─── Information shown ───

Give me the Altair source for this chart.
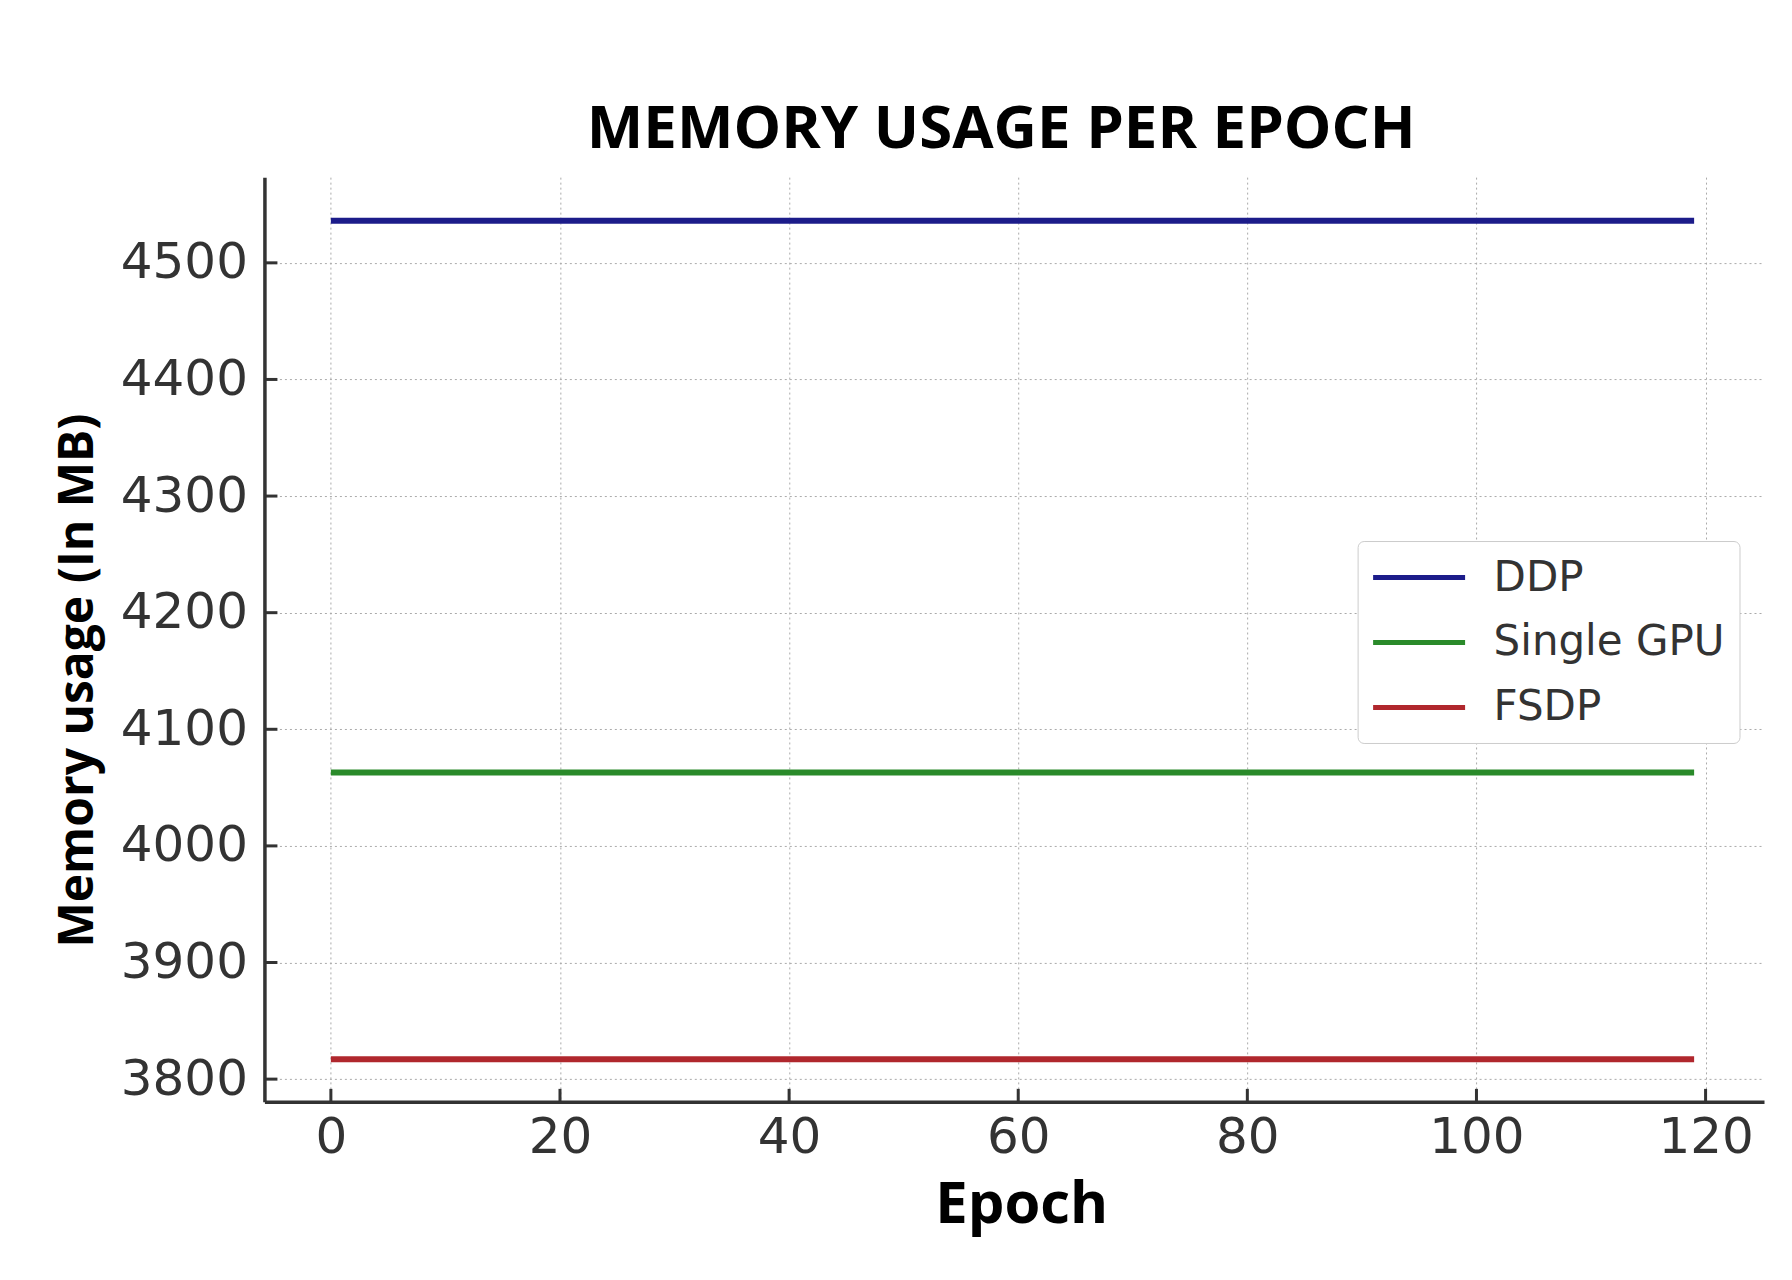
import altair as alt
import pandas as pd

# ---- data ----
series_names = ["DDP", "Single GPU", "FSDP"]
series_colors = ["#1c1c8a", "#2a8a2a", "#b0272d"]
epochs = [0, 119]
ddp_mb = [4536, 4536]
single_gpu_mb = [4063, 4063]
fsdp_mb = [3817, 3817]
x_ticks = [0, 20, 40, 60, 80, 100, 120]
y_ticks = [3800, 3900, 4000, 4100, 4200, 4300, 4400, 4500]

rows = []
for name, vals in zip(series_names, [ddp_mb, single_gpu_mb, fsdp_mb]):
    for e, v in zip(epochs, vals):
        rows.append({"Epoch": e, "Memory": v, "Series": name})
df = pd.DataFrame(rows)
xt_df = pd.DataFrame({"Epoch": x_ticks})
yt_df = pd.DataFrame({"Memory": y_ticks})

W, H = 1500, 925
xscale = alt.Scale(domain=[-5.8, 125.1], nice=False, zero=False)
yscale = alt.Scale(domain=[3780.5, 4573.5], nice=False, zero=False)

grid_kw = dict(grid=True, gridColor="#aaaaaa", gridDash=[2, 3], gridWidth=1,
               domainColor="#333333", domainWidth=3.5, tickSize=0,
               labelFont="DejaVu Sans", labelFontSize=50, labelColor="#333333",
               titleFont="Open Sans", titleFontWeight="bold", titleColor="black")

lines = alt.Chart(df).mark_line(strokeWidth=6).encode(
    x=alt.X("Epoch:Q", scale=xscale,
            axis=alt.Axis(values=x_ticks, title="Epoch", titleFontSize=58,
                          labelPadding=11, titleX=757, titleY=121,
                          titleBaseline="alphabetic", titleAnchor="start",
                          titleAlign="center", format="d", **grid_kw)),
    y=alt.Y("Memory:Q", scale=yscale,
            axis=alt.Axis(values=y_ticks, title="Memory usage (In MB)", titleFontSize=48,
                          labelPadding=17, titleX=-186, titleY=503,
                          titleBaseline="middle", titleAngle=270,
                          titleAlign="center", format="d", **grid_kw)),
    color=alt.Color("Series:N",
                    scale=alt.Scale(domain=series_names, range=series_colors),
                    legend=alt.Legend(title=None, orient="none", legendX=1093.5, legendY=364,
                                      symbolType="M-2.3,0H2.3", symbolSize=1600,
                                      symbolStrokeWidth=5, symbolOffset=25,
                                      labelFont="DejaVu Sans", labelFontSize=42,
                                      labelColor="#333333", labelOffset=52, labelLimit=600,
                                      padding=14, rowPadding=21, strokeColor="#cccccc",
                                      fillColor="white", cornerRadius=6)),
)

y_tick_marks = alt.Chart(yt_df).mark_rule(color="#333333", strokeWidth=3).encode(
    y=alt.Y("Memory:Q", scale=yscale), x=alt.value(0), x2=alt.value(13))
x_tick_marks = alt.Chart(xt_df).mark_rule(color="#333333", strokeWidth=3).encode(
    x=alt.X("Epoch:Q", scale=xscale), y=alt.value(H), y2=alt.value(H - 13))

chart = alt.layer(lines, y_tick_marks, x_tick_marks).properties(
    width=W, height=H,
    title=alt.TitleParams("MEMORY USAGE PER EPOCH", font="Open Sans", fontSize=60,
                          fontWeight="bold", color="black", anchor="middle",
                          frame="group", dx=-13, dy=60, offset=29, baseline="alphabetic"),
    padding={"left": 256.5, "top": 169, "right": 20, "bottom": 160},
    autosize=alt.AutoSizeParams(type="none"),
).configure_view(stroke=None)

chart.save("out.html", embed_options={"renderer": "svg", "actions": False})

───

_Problem_
Copy out all of the data word for word. Do not carry over any picture.

_Correct output_
Give me the Altair source for this chart.
import altair as alt
import pandas as pd

# ---- data ----
series_names = ["DDP", "Single GPU", "FSDP"]
series_colors = ["#1c1c8a", "#2a8a2a", "#b0272d"]
epochs = [0, 119]
ddp_mb = [4536, 4536]
single_gpu_mb = [4063, 4063]
fsdp_mb = [3817, 3817]
x_ticks = [0, 20, 40, 60, 80, 100, 120]
y_ticks = [3800, 3900, 4000, 4100, 4200, 4300, 4400, 4500]

rows = []
for name, vals in zip(series_names, [ddp_mb, single_gpu_mb, fsdp_mb]):
    for e, v in zip(epochs, vals):
        rows.append({"Epoch": e, "Memory": v, "Series": name})
df = pd.DataFrame(rows)
xt_df = pd.DataFrame({"Epoch": x_ticks})
yt_df = pd.DataFrame({"Memory": y_ticks})

W, H = 1500, 925
xscale = alt.Scale(domain=[-5.8, 125.1], nice=False, zero=False)
yscale = alt.Scale(domain=[3780.5, 4573.5], nice=False, zero=False)

grid_kw = dict(grid=True, gridColor="#aaaaaa", gridDash=[2, 3], gridWidth=1,
               domainColor="#333333", domainWidth=3.5, tickSize=0,
               labelFont="DejaVu Sans", labelFontSize=50, labelColor="#333333",
               titleFont="Open Sans", titleFontWeight="bold", titleColor="black")

lines = alt.Chart(df).mark_line(strokeWidth=6).encode(
    x=alt.X("Epoch:Q", scale=xscale,
            axis=alt.Axis(values=x_ticks, title="Epoch", titleFontSize=58,
                          labelPadding=11, titleX=757, titleY=121,
                          titleBaseline="alphabetic", titleAnchor="start",
                          titleAlign="center", format="d", **grid_kw)),
    y=alt.Y("Memory:Q", scale=yscale,
            axis=alt.Axis(values=y_ticks, title="Memory usage (In MB)", titleFontSize=48,
                          labelPadding=17, titleX=-186, titleY=503,
                          titleBaseline="middle", titleAngle=270,
                          titleAlign="center", format="d", **grid_kw)),
    color=alt.Color("Series:N",
                    scale=alt.Scale(domain=series_names, range=series_colors),
                    legend=alt.Legend(title=None, orient="none", legendX=1093.5, legendY=364,
                                      symbolType="M-2.3,0H2.3", symbolSize=1600,
                                      symbolStrokeWidth=5, symbolOffset=25,
                                      labelFont="DejaVu Sans", labelFontSize=42,
                                      labelColor="#333333", labelOffset=52, labelLimit=600,
                                      padding=14, rowPadding=21, strokeColor="#cccccc",
                                      fillColor="white", cornerRadius=6)),
)

y_tick_marks = alt.Chart(yt_df).mark_rule(color="#333333", strokeWidth=3).encode(
    y=alt.Y("Memory:Q", scale=yscale), x=alt.value(0), x2=alt.value(13))
x_tick_marks = alt.Chart(xt_df).mark_rule(color="#333333", strokeWidth=3).encode(
    x=alt.X("Epoch:Q", scale=xscale), y=alt.value(H), y2=alt.value(H - 13))

chart = alt.layer(lines, y_tick_marks, x_tick_marks).properties(
    width=W, height=H,
    title=alt.TitleParams("MEMORY USAGE PER EPOCH", font="Open Sans", fontSize=60,
                          fontWeight="bold", color="black", anchor="middle",
                          frame="group", dx=-13, dy=60, offset=29, baseline="alphabetic"),
    padding={"left": 256.5, "top": 169, "right": 20, "bottom": 160},
    autosize=alt.AutoSizeParams(type="none"),
).configure_view(stroke=None)

chart.save("out.html", embed_options={"renderer": "svg", "actions": False})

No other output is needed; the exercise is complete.